Don’t restrict/dictate a person’s food
Some people are extremely uptight about their food. Unless supplies are severly limited, let people eat what they want. Nothing rankles and sets some people against each other more than trying to dictate what they eat. (Of course, under extreme conditions of food shortage, this suggestion might not apply.)

If others are working – you should be too.
If someone on your team is working, then you should be too. It can rankle others (and is bad form regardless) if – for example – you sit and read a novel while someone else on the team is processing samples. Ask if you can help. If not, cook dinner, do the dishes, sweep the floor, prepare for tomorrow, write down protocols, look up relevant papers, etc. Only read your book if the person working insists multiple times that there isn’t any work for you to do. Stated another way: try to work harder than everyone else on the team.

Share equally in the cooking and/or other chores.
If someone loves to cook, fine – let them cook as often as they like. But make sure you offer to cook too – or help with the preparation – or do the dishes (this is me!) – or process samples while they cook. Don’t just assume someone else is cooking.

Bring earplugs!
My experience in Latin America is that the dogs bark until 2 am and then the chickens start crowing at 4 am. And my experience everywhere is that people snore. When I discovered earplugs, I was a lot more sanguine about such things.

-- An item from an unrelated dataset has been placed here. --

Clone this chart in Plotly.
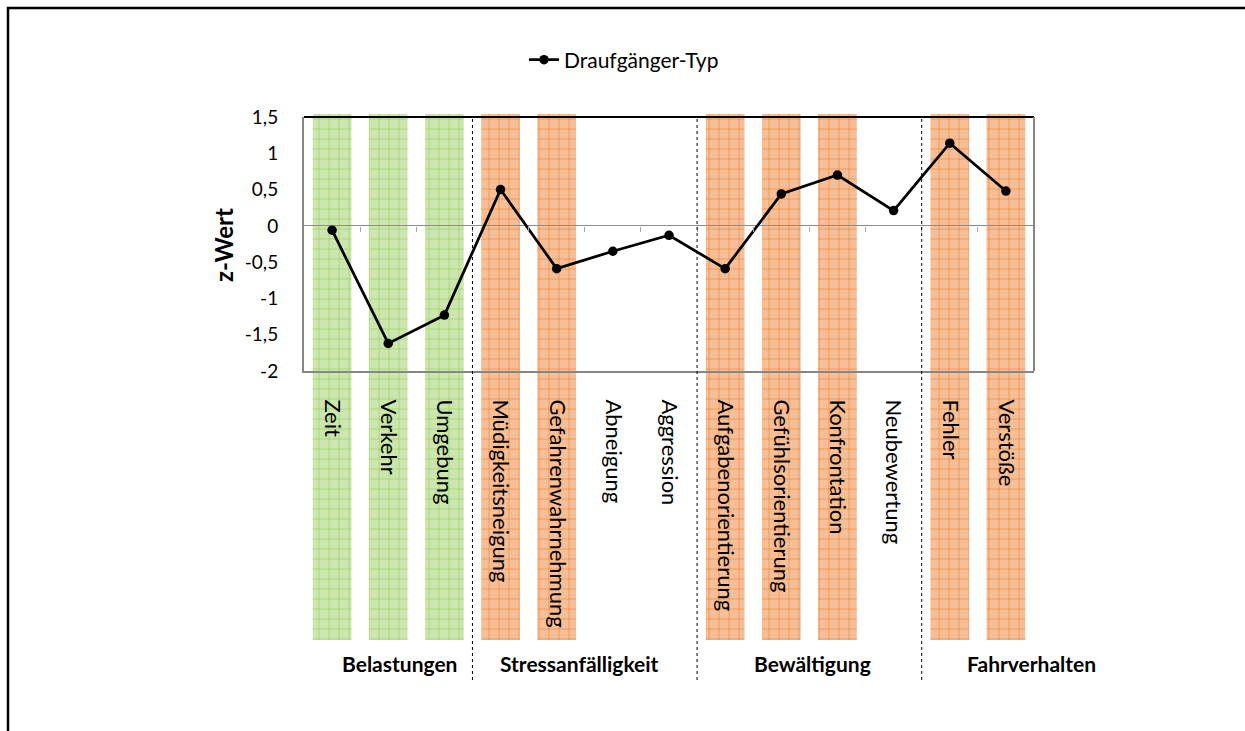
import plotly.graph_objects as go

categories = ["Zeit", "Verkehr", "Umgebung", "Müdigkeitsneigung", "Gefahrenwahrnehmung",
              "Abneigung", "Aggression", "Aufgabenorientierung", "Gefühlsorientierung",
              "Konfrontation", "Neubewertung", "Fehler", "Verstöße"]
z_values = [-0.06, -1.62, -1.23, 0.50, -0.59, -0.35, -0.13, -0.59, 0.44, 0.70, 0.21, 1.14, 0.48]
# highlight band per category: "g" green, "o" orange, "" none
highlight = ["g", "g", "g", "o", "o", "", "", "o", "o", "o", "", "o", "o"]
groups = ["Belastungen", "Stressanfälligkeit", "Bewältigung", "Fahrverhalten"]
group_x = [1.2, 4.4, 8.55, 12.45]
separators = [2.5, 6.5, 10.5]
y_tickvals = [1.5, 1, 0.5, 0, -0.5, -1, -1.5, -2]
y_ticktext = ["1,5", "1", "0,5", "0", "-0,5", "-1", "-1,5", "-2"]

W, H = 1245, 731
def px(x): return x / W
def py(y): return 1 - y / H

FONT = "Lato"
idx = list(range(len(categories)))

fig = go.Figure()

# background bands (bars) on hidden subplot
band_styles = {"g": ("#cde6b0", "#95cf56"), "o": ("#f6bf97", "#ed8533")}
for key, (bg, fg) in band_styles.items():
    xs = [i for i, h in zip(idx, highlight) if h == key]
    fig.add_trace(go.Bar(
        x=xs, y=[1] * len(xs), width=0.69, xaxis="x", yaxis="y",
        marker=dict(color=bg, line=dict(width=0),
                    pattern=dict(shape="+", size=10, solidity=0.12, fgcolor=fg, bgcolor=bg, fgopacity=1)),
        showlegend=False, hoverinfo="skip"))

fig.add_trace(go.Scatter(
    x=idx, y=z_values, xaxis="x2", yaxis="y2", mode="lines+markers",
    name="Draufgänger-Typ",
    line=dict(color="black", width=2.75),
    marker=dict(color="black", size=9.5, symbol="circle")))

# invisible trace to activate xaxis3 (zero-line tick marks)
fig.add_trace(go.Scatter(x=[0], y=[0], xaxis="x3", yaxis="y2", mode="markers",
                         marker=dict(opacity=0), showlegend=False, hoverinfo="skip"))

dom_x = [px(304), px(1034)]
fig.update_layout(
    width=W, height=H,
    margin=dict(l=0, r=0, t=0, b=0, pad=0),
    paper_bgcolor="white", plot_bgcolor="rgba(0,0,0,0)",
    font=dict(family=FONT, size=16, color="black"),
    barmode="overlay",
    xaxis=dict(domain=dom_x, range=[-0.5, 12.5], visible=False, fixedrange=True, automargin=False),
    yaxis=dict(domain=[py(640), py(114)], range=[0, 1], visible=False, fixedrange=True, automargin=False),
    xaxis2=dict(domain=dom_x, range=[-0.5, 12.5], anchor="y2", automargin=False,
                tickmode="array", tickvals=idx, ticktext=categories, tickangle=90,
                ticks="", showline=True, linecolor="#868686", linewidth=2,
                showgrid=False, zeroline=False, ticklabelstandoff=22,
                tickfont=dict(family=FONT, size=22)),
    yaxis2=dict(domain=[py(371), py(117)], range=[-2, 1.5], anchor="x2", automargin=False,
                tickmode="array", tickvals=y_tickvals, ticktext=y_ticktext,
                showline=True, linecolor="#868686", linewidth=2,
                showgrid=False, zeroline=True, zerolinecolor="#8c8c8c", zerolinewidth=1,
                ticks="", ticklabelstandoff=20, tickfont=dict(family=FONT, size=19)),
    xaxis3=dict(domain=dom_x, range=[-0.5, 12.5], overlaying="x2", anchor="free", automargin=False,
                position=py(117 + 1.5 * (371 - 117) / 3.5), side="bottom",
                tickmode="array", tickvals=[i + 0.5 for i in idx[:-1]], ticks="outside",
                ticklen=5, tickcolor="#a6a6a6", showticklabels=False, showline=False,
                showgrid=False, zeroline=False),
    legend=dict(orientation="h", x=px(624), y=py(60), xanchor="center", yanchor="middle",
                font=dict(family=FONT, size=21), bgcolor="rgba(0,0,0,0)"),
    showlegend=True,
)

shapes = []
# plot area top (black) and right (gray) borders
shapes.append(dict(type="line", xref="x2 domain", yref="y2 domain", x0=0, x1=1, y0=1, y1=1,
                   line=dict(color="black", width=2), layer="above"))
shapes.append(dict(type="line", xref="x2 domain", yref="y2 domain", x0=1, x1=1, y0=0, y1=1,
                   line=dict(color="#868686", width=2), layer="above"))
for s in separators:
    shapes.append(dict(type="line", xref="x2", yref="paper", x0=s, x1=s, y0=py(680), y1=py(117),
                       line=dict(color="black", width=1, dash="dot"), layer="above"))
# outer frame
shapes.append(dict(type="rect", xref="paper", yref="paper", x0=px(8), x1=px(1260), y0=py(745), y1=py(8),
                   line=dict(color="black", width=2.5), fillcolor="rgba(0,0,0,0)", layer="above"))
fig.update_layout(shapes=shapes)

annotations = []
for g, gx in zip(groups, group_x):
    annotations.append(dict(text="<b>" + g + "</b>", x=gx, xref="x2", y=py(663), yref="paper",
                            showarrow=False, xanchor="center", yanchor="middle",
                            font=dict(family=FONT, size=21)))
annotations.append(dict(text="<b>z-Wert</b>", x=px(223), y=py(245), xref="paper", yref="paper",
                        textangle=-90, showarrow=False, xanchor="center", yanchor="middle",
                        font=dict(family=FONT, size=24)))
fig.update_layout(annotations=annotations)

fig.write_html("out.html", config={"displayModeBar": False},
               post_script="document.body.style.margin='0';document.body.style.overflow='hidden';")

Make a list of daily equipment – and make sure someone is responsible.
In Trinidad, we once drove 1.5 hours only to find out that we had forgotten the nets – necessitating another 3 hours of driving just to get them. In Galapagos and Trinidad, people have forgotten their field shoes. Probably everywhere, people have forgotten to charge the batteries to this or that piece of equipement. Make a list of the equipment that is needed each day and tape it beside the door. Then assign different types of equipment to particular people. If a person knows they are in charge of the nets, then they are much less likely to be forgotten. Ditto for any other type of equipment.

And  of course:
Don’t be abusive – in any way or under any circumstance
Don’t be outwardly obnoxious – even if you can’t stand the person
Don’t be passive aggressive – it is obvious to everyone
If you drink, drink responsibly

The points noted above are important not just from the perspective of getting the work done but even more so from enjoying the field. And field work is what many of us are in this field for. Best of luck!